Ten things you didn’t know about Dublin

Visiting any city for the first time is an exercise in setting expectations. You can only read so much about the culture, nightlife and food in a guidebook before you need to experience the locals first hand, order a pint of Guinness or eat shepherd’s pie and really visit a destination. Setting foot out into the city streets, you begin to compare your first hand experiences against everything that you thought you knew about a destination. In some facets, you’re surprised and impressed by the difference; in others, you’re underwhelmed.
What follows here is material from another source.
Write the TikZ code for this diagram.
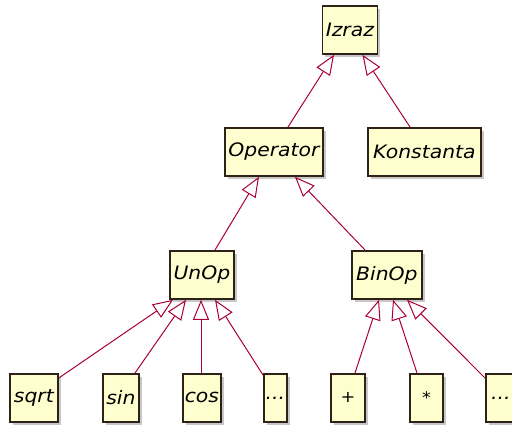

Taking advantage of some weekend work in the Emerald Isle, I recently spent some time in the capital city for my first trip to Ireland. I was moved most by the ten things below:

  • You’re never going to want to eat Shepherd’s Pie at your local Irish pub again. No, Dublin isn’t known for its pinky-up food culture, but the things that they get right they really get right.
  • The city revolves around drinking. To that end, bar crawling in Dublin can be performed quite literally. One only needs to mosey down two or three store fronts before he or she discovers another pub almost identical to the one that was just left. It’s disorienting enough having a bar on all four corners of every intersection in the downtown area – now try doing it with 17 pints of Smithwicks in your stomach. Currently, the drinking problem has become so profound that there is a massive public effort to curb binge drinking, the majority of which is found in telly and bus ads trying to guilt people out of overindulging.
  • There isn’t really that much to see besides the 976,000 bars. Yes, Dublin has a couple of excellent museums, Trinity College, Phoenix Park and the Guinness factory (does that even count?), but compared to some of the heavy hitters in the EU like Rome or Paris, Dublin’s “cultural” fodder is a bit anemic — which isn’t to say that the city isn’t worth visiting, either. I’m personally a bar and cafe sort of person, so I found the area quite charming.
  • Temple Bar is not an enormous tourist trap. It’s a tourist trap, yes, but in the same sense that Times Square is. Just like everyday New Yorkers visit 42nd street, real Irish can be found in the district just south of the river, you can get a good shepherd’s pie and there is plenty of cultural flavor in the area. Make sure you stop by at least once during your stay.
  • Phoenix park is the largest city park in all of Europe. Just Northwest of the hailed Temple Bar, you can walk around Phoenix for an hour and barely scrape the surface of the massive plot. Much of the perfectly tailored grass is on limits, so you can feel free to walk awry from the winding paths, take your shoes off and really absorb the fertilizer into your bare feet. Contrast this to the Luxembourg Gardens in Paris, where hundreds of locals pull up chairs to the edge of the path just to watch the grass silently sit there undisturbed.
  • Skyscrapers are nonexistent downtown. In fact, the tallest series of buildings around town happen to be in the network of Guinness buildings. Which leads us to:
  • Guinness sponsors everything. In addition to their near omnipresence in every pub (and hence on every corner in the city,) the beer company also has independent retail stores where you can buy branded underwear and sheets, sponsors athletic teams and appears to be the impetus behind 9 out of 10 business deals in the country.
  • Shamrocks, Leprechauns and pots of gold are all out. We think that Guinness bought the patent on each of these ideas and swallowed them into the beer empire.
  • It’s going to rain. Really. They don’t call it the Emerald Isle because it’s known for arid plains and rolling deserts. It rains here like the heavens just broke up with their long term girlfriend. A good rule of thumb is to take any precipitation forecast you saw on the news and multiply it by four.
  • Riverdance is ridiculous. But it does happen. And people eat it up like pigeons fighting for popcorn. Several of the more touristy hotels even offer the spectacle nightly, where hundreds of tourists amass during the evening hours to watch a few poor sots dance their hearts out and spin in circles. If you’re really interested in finding something of this sort in Dublin, just follow the mess of fanny packs at around 9PM and you’ll inevitably reach a venue.